Collected data entries:
-- BEGIN --

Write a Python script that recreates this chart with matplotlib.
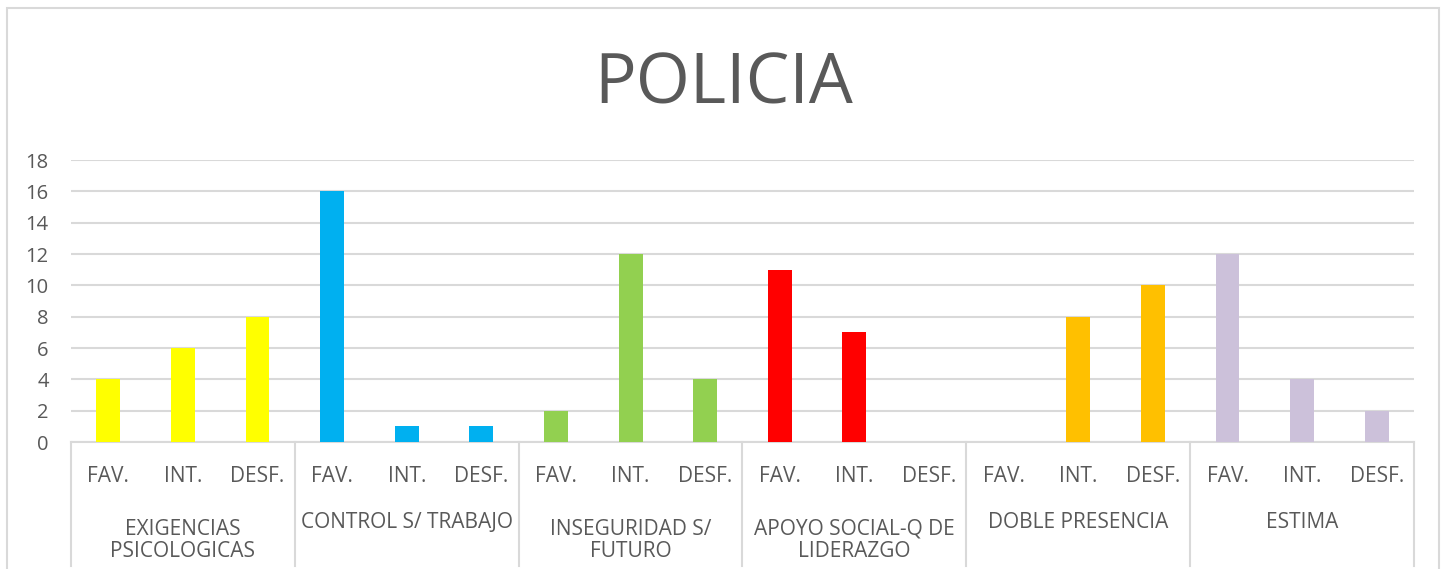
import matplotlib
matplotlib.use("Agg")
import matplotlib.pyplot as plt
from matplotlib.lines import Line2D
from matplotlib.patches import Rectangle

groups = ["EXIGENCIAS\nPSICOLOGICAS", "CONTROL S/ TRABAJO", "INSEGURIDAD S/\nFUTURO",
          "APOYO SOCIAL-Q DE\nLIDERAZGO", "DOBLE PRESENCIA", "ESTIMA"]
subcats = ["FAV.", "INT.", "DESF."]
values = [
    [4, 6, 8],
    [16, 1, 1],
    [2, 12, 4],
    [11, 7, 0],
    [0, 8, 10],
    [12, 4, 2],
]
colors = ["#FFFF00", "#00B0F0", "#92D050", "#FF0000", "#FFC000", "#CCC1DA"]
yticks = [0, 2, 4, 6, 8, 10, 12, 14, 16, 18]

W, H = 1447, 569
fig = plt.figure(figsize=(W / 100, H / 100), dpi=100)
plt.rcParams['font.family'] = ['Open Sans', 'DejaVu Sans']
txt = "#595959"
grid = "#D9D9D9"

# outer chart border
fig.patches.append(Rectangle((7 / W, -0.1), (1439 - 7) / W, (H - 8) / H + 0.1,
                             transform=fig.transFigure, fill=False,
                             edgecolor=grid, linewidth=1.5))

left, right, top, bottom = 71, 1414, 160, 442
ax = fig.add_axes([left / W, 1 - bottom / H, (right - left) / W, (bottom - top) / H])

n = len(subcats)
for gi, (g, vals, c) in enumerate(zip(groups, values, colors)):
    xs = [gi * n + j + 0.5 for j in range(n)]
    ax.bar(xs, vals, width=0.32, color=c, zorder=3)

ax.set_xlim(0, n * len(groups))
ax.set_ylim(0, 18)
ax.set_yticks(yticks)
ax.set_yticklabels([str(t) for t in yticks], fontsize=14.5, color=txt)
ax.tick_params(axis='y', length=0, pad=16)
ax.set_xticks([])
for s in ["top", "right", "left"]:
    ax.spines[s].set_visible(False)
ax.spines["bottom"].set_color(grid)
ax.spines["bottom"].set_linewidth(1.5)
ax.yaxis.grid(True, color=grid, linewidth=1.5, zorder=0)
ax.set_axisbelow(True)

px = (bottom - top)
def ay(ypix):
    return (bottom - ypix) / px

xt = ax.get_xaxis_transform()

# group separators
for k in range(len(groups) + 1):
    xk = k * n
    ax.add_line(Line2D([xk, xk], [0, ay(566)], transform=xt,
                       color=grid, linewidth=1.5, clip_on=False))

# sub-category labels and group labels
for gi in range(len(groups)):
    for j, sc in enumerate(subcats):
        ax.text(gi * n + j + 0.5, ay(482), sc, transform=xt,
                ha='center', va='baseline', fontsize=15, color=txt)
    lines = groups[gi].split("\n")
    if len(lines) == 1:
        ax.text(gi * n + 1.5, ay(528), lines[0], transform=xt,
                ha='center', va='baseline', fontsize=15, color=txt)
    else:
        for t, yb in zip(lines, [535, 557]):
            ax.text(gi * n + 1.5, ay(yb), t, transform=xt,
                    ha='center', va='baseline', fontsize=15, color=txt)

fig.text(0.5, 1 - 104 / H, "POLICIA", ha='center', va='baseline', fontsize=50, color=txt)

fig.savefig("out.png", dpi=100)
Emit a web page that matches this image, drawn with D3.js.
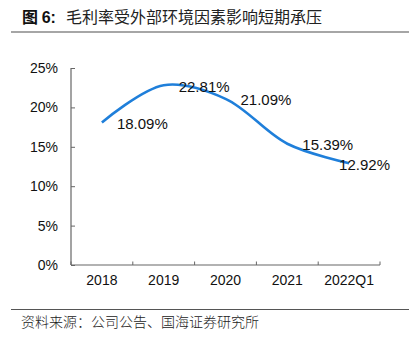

-- END --

Short exercise: Write out all the entries word for word, but skip any images.

The reply:
Write a Python script that recreates this chart with matplotlib.
import matplotlib
matplotlib.use("Agg")
import matplotlib.pyplot as plt
from matplotlib.lines import Line2D
from matplotlib.patches import Rectangle

groups = ["EXIGENCIAS\nPSICOLOGICAS", "CONTROL S/ TRABAJO", "INSEGURIDAD S/\nFUTURO",
          "APOYO SOCIAL-Q DE\nLIDERAZGO", "DOBLE PRESENCIA", "ESTIMA"]
subcats = ["FAV.", "INT.", "DESF."]
values = [
    [4, 6, 8],
    [16, 1, 1],
    [2, 12, 4],
    [11, 7, 0],
    [0, 8, 10],
    [12, 4, 2],
]
colors = ["#FFFF00", "#00B0F0", "#92D050", "#FF0000", "#FFC000", "#CCC1DA"]
yticks = [0, 2, 4, 6, 8, 10, 12, 14, 16, 18]

W, H = 1447, 569
fig = plt.figure(figsize=(W / 100, H / 100), dpi=100)
plt.rcParams['font.family'] = ['Open Sans', 'DejaVu Sans']
txt = "#595959"
grid = "#D9D9D9"

# outer chart border
fig.patches.append(Rectangle((7 / W, -0.1), (1439 - 7) / W, (H - 8) / H + 0.1,
                             transform=fig.transFigure, fill=False,
                             edgecolor=grid, linewidth=1.5))

left, right, top, bottom = 71, 1414, 160, 442
ax = fig.add_axes([left / W, 1 - bottom / H, (right - left) / W, (bottom - top) / H])

n = len(subcats)
for gi, (g, vals, c) in enumerate(zip(groups, values, colors)):
    xs = [gi * n + j + 0.5 for j in range(n)]
    ax.bar(xs, vals, width=0.32, color=c, zorder=3)

ax.set_xlim(0, n * len(groups))
ax.set_ylim(0, 18)
ax.set_yticks(yticks)
ax.set_yticklabels([str(t) for t in yticks], fontsize=14.5, color=txt)
ax.tick_params(axis='y', length=0, pad=16)
ax.set_xticks([])
for s in ["top", "right", "left"]:
    ax.spines[s].set_visible(False)
ax.spines["bottom"].set_color(grid)
ax.spines["bottom"].set_linewidth(1.5)
ax.yaxis.grid(True, color=grid, linewidth=1.5, zorder=0)
ax.set_axisbelow(True)

px = (bottom - top)
def ay(ypix):
    return (bottom - ypix) / px

xt = ax.get_xaxis_transform()

# group separators
for k in range(len(groups) + 1):
    xk = k * n
    ax.add_line(Line2D([xk, xk], [0, ay(566)], transform=xt,
                       color=grid, linewidth=1.5, clip_on=False))

# sub-category labels and group labels
for gi in range(len(groups)):
    for j, sc in enumerate(subcats):
        ax.text(gi * n + j + 0.5, ay(482), sc, transform=xt,
                ha='center', va='baseline', fontsize=15, color=txt)
    lines = groups[gi].split("\n")
    if len(lines) == 1:
        ax.text(gi * n + 1.5, ay(528), lines[0], transform=xt,
                ha='center', va='baseline', fontsize=15, color=txt)
    else:
        for t, yb in zip(lines, [535, 557]):
            ax.text(gi * n + 1.5, ay(yb), t, transform=xt,
                    ha='center', va='baseline', fontsize=15, color=txt)

fig.text(0.5, 1 - 104 / H, "POLICIA", ha='center', va='baseline', fontsize=50, color=txt)

fig.savefig("out.png", dpi=100)
Emit a web page that matches this image, drawn with D3.js.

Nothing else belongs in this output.